• _Requirement_:
Restate the full listing word for word and leave the pictures out.

──────── Supplied information ────────

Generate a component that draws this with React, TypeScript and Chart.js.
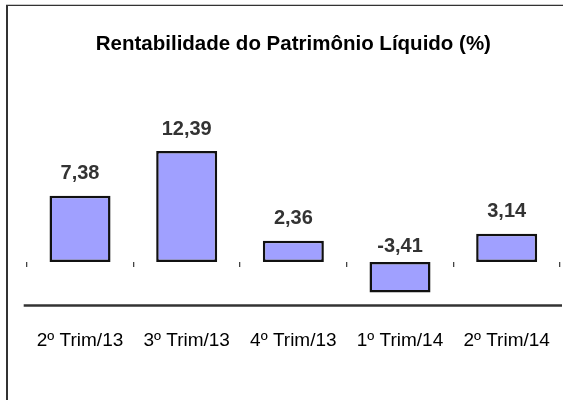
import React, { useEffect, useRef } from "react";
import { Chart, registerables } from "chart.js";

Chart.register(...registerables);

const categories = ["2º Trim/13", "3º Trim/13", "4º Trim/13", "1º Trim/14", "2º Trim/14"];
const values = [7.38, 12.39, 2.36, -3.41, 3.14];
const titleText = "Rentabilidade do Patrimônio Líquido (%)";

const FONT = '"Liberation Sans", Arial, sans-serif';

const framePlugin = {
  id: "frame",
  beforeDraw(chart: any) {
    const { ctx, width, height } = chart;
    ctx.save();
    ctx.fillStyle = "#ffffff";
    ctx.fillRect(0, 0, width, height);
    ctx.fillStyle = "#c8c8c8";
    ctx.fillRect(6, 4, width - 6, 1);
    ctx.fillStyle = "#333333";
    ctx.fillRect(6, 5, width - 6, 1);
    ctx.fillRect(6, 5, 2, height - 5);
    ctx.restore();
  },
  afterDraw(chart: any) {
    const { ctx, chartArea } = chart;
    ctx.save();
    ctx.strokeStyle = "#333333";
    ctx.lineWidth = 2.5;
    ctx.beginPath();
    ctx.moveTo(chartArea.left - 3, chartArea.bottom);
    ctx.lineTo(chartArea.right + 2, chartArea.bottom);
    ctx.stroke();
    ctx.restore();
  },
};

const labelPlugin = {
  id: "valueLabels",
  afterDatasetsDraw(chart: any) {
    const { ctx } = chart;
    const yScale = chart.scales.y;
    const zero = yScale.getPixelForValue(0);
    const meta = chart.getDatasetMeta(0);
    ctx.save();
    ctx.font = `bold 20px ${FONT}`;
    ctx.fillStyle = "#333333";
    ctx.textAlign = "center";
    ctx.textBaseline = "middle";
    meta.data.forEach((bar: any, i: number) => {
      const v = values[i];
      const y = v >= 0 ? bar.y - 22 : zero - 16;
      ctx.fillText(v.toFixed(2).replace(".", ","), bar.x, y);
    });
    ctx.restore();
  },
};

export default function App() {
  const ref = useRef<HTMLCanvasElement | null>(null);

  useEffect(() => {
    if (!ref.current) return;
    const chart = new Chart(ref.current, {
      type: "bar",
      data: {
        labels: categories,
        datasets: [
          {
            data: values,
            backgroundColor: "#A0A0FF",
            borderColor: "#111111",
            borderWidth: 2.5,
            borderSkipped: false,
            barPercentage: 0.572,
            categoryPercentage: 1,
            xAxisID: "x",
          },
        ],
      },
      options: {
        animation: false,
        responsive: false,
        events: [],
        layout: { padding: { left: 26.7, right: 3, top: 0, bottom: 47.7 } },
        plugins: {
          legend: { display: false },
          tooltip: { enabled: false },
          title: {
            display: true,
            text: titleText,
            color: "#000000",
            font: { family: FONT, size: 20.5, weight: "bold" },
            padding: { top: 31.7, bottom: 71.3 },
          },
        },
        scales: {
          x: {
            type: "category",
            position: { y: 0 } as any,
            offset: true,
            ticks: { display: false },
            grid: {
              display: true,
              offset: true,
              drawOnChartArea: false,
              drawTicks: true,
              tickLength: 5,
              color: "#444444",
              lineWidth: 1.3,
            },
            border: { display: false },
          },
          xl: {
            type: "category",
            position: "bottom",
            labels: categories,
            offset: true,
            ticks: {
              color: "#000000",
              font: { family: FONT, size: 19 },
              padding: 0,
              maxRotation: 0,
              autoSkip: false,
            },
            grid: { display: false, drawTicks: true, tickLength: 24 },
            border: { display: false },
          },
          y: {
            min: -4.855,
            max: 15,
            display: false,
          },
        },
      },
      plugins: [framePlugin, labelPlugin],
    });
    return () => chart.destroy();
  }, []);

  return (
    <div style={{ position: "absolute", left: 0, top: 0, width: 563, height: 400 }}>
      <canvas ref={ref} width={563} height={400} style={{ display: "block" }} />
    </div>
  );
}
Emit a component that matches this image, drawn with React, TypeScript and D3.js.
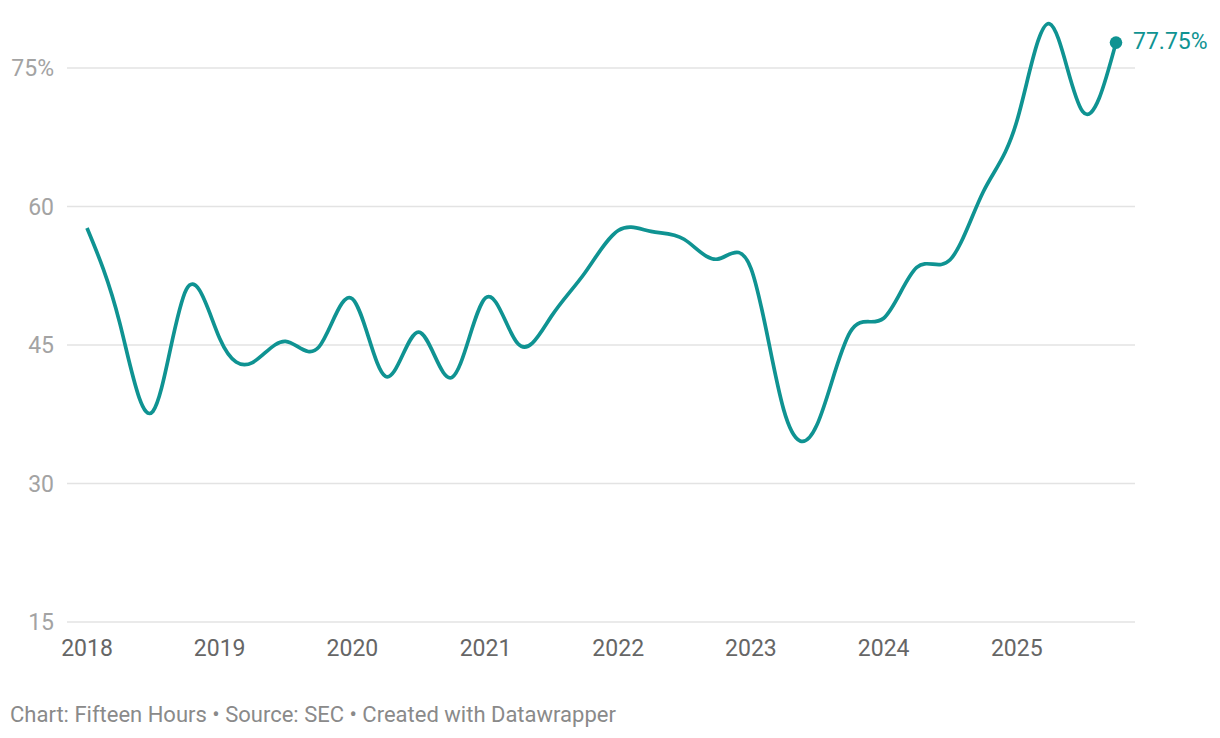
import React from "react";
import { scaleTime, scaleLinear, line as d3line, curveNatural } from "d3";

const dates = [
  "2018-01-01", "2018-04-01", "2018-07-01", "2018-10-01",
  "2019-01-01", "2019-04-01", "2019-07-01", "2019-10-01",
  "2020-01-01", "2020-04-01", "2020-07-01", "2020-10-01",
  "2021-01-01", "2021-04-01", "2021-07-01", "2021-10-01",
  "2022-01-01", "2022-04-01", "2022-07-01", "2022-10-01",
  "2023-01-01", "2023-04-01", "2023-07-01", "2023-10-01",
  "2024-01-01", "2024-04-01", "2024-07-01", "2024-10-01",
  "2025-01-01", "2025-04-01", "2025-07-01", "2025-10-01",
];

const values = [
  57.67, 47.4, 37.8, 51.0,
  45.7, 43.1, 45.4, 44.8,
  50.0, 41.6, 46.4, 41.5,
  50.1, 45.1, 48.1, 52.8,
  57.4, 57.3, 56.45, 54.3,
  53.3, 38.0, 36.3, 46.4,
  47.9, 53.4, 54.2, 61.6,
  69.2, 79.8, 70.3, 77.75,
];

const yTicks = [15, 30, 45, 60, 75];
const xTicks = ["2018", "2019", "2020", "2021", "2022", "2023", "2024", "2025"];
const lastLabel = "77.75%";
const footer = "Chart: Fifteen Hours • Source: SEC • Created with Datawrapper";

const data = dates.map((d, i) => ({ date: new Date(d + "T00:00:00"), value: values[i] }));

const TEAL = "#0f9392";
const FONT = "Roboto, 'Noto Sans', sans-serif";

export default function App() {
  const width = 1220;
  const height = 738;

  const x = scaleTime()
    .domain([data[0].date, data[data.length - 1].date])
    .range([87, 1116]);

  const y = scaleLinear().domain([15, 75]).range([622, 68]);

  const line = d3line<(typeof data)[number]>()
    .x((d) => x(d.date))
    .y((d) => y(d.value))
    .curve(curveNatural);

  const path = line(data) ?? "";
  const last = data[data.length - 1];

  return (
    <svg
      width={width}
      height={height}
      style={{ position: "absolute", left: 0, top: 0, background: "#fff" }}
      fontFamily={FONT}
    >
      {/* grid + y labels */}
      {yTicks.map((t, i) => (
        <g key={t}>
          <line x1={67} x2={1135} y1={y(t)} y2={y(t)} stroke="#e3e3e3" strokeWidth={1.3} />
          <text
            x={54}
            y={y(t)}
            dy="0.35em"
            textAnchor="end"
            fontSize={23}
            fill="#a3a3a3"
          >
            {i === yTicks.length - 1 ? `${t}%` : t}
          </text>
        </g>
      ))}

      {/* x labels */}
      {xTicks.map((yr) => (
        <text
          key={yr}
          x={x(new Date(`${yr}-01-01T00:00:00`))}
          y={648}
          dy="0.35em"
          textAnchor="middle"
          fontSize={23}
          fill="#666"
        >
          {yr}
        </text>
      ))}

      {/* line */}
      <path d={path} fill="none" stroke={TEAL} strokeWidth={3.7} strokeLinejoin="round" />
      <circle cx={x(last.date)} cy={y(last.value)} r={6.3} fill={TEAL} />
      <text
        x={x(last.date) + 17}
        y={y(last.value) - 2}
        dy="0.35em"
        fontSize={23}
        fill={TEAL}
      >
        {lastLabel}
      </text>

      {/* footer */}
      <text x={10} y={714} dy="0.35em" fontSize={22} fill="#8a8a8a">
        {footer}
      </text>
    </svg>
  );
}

────────

• _Solution to the exercise_:
Generate a component that draws this with React, TypeScript and Chart.js.
import React, { useEffect, useRef } from "react";
import { Chart, registerables } from "chart.js";

Chart.register(...registerables);

const categories = ["2º Trim/13", "3º Trim/13", "4º Trim/13", "1º Trim/14", "2º Trim/14"];
const values = [7.38, 12.39, 2.36, -3.41, 3.14];
const titleText = "Rentabilidade do Patrimônio Líquido (%)";

const FONT = '"Liberation Sans", Arial, sans-serif';

const framePlugin = {
  id: "frame",
  beforeDraw(chart: any) {
    const { ctx, width, height } = chart;
    ctx.save();
    ctx.fillStyle = "#ffffff";
    ctx.fillRect(0, 0, width, height);
    ctx.fillStyle = "#c8c8c8";
    ctx.fillRect(6, 4, width - 6, 1);
    ctx.fillStyle = "#333333";
    ctx.fillRect(6, 5, width - 6, 1);
    ctx.fillRect(6, 5, 2, height - 5);
    ctx.restore();
  },
  afterDraw(chart: any) {
    const { ctx, chartArea } = chart;
    ctx.save();
    ctx.strokeStyle = "#333333";
    ctx.lineWidth = 2.5;
    ctx.beginPath();
    ctx.moveTo(chartArea.left - 3, chartArea.bottom);
    ctx.lineTo(chartArea.right + 2, chartArea.bottom);
    ctx.stroke();
    ctx.restore();
  },
};

const labelPlugin = {
  id: "valueLabels",
  afterDatasetsDraw(chart: any) {
    const { ctx } = chart;
    const yScale = chart.scales.y;
    const zero = yScale.getPixelForValue(0);
    const meta = chart.getDatasetMeta(0);
    ctx.save();
    ctx.font = `bold 20px ${FONT}`;
    ctx.fillStyle = "#333333";
    ctx.textAlign = "center";
    ctx.textBaseline = "middle";
    meta.data.forEach((bar: any, i: number) => {
      const v = values[i];
      const y = v >= 0 ? bar.y - 22 : zero - 16;
      ctx.fillText(v.toFixed(2).replace(".", ","), bar.x, y);
    });
    ctx.restore();
  },
};

export default function App() {
  const ref = useRef<HTMLCanvasElement | null>(null);

  useEffect(() => {
    if (!ref.current) return;
    const chart = new Chart(ref.current, {
      type: "bar",
      data: {
        labels: categories,
        datasets: [
          {
            data: values,
            backgroundColor: "#A0A0FF",
            borderColor: "#111111",
            borderWidth: 2.5,
            borderSkipped: false,
            barPercentage: 0.572,
            categoryPercentage: 1,
            xAxisID: "x",
          },
        ],
      },
      options: {
        animation: false,
        responsive: false,
        events: [],
        layout: { padding: { left: 26.7, right: 3, top: 0, bottom: 47.7 } },
        plugins: {
          legend: { display: false },
          tooltip: { enabled: false },
          title: {
            display: true,
            text: titleText,
            color: "#000000",
            font: { family: FONT, size: 20.5, weight: "bold" },
            padding: { top: 31.7, bottom: 71.3 },
          },
        },
        scales: {
          x: {
            type: "category",
            position: { y: 0 } as any,
            offset: true,
            ticks: { display: false },
            grid: {
              display: true,
              offset: true,
              drawOnChartArea: false,
              drawTicks: true,
              tickLength: 5,
              color: "#444444",
              lineWidth: 1.3,
            },
            border: { display: false },
          },
          xl: {
            type: "category",
            position: "bottom",
            labels: categories,
            offset: true,
            ticks: {
              color: "#000000",
              font: { family: FONT, size: 19 },
              padding: 0,
              maxRotation: 0,
              autoSkip: false,
            },
            grid: { display: false, drawTicks: true, tickLength: 24 },
            border: { display: false },
          },
          y: {
            min: -4.855,
            max: 15,
            display: false,
          },
        },
      },
      plugins: [framePlugin, labelPlugin],
    });
    return () => chart.destroy();
  }, []);

  return (
    <div style={{ position: "absolute", left: 0, top: 0, width: 563, height: 400 }}>
      <canvas ref={ref} width={563} height={400} style={{ display: "block" }} />
    </div>
  );
}
Emit a component that matches this image, drawn with React, TypeScript and D3.js.
import React from "react";
import { scaleTime, scaleLinear, line as d3line, curveNatural } from "d3";

const dates = [
  "2018-01-01", "2018-04-01", "2018-07-01", "2018-10-01",
  "2019-01-01", "2019-04-01", "2019-07-01", "2019-10-01",
  "2020-01-01", "2020-04-01", "2020-07-01", "2020-10-01",
  "2021-01-01", "2021-04-01", "2021-07-01", "2021-10-01",
  "2022-01-01", "2022-04-01", "2022-07-01", "2022-10-01",
  "2023-01-01", "2023-04-01", "2023-07-01", "2023-10-01",
  "2024-01-01", "2024-04-01", "2024-07-01", "2024-10-01",
  "2025-01-01", "2025-04-01", "2025-07-01", "2025-10-01",
];

const values = [
  57.67, 47.4, 37.8, 51.0,
  45.7, 43.1, 45.4, 44.8,
  50.0, 41.6, 46.4, 41.5,
  50.1, 45.1, 48.1, 52.8,
  57.4, 57.3, 56.45, 54.3,
  53.3, 38.0, 36.3, 46.4,
  47.9, 53.4, 54.2, 61.6,
  69.2, 79.8, 70.3, 77.75,
];

const yTicks = [15, 30, 45, 60, 75];
const xTicks = ["2018", "2019", "2020", "2021", "2022", "2023", "2024", "2025"];
const lastLabel = "77.75%";
const footer = "Chart: Fifteen Hours • Source: SEC • Created with Datawrapper";

const data = dates.map((d, i) => ({ date: new Date(d + "T00:00:00"), value: values[i] }));

const TEAL = "#0f9392";
const FONT = "Roboto, 'Noto Sans', sans-serif";

export default function App() {
  const width = 1220;
  const height = 738;

  const x = scaleTime()
    .domain([data[0].date, data[data.length - 1].date])
    .range([87, 1116]);

  const y = scaleLinear().domain([15, 75]).range([622, 68]);

  const line = d3line<(typeof data)[number]>()
    .x((d) => x(d.date))
    .y((d) => y(d.value))
    .curve(curveNatural);

  const path = line(data) ?? "";
  const last = data[data.length - 1];

  return (
    <svg
      width={width}
      height={height}
      style={{ position: "absolute", left: 0, top: 0, background: "#fff" }}
      fontFamily={FONT}
    >
      {/* grid + y labels */}
      {yTicks.map((t, i) => (
        <g key={t}>
          <line x1={67} x2={1135} y1={y(t)} y2={y(t)} stroke="#e3e3e3" strokeWidth={1.3} />
          <text
            x={54}
            y={y(t)}
            dy="0.35em"
            textAnchor="end"
            fontSize={23}
            fill="#a3a3a3"
          >
            {i === yTicks.length - 1 ? `${t}%` : t}
          </text>
        </g>
      ))}

      {/* x labels */}
      {xTicks.map((yr) => (
        <text
          key={yr}
          x={x(new Date(`${yr}-01-01T00:00:00`))}
          y={648}
          dy="0.35em"
          textAnchor="middle"
          fontSize={23}
          fill="#666"
        >
          {yr}
        </text>
      ))}

      {/* line */}
      <path d={path} fill="none" stroke={TEAL} strokeWidth={3.7} strokeLinejoin="round" />
      <circle cx={x(last.date)} cy={y(last.value)} r={6.3} fill={TEAL} />
      <text
        x={x(last.date) + 17}
        y={y(last.value) - 2}
        dy="0.35em"
        fontSize={23}
        fill={TEAL}
      >
        {lastLabel}
      </text>

      {/* footer */}
      <text x={10} y={714} dy="0.35em" fontSize={22} fill="#8a8a8a">
        {footer}
      </text>
    </svg>
  );
}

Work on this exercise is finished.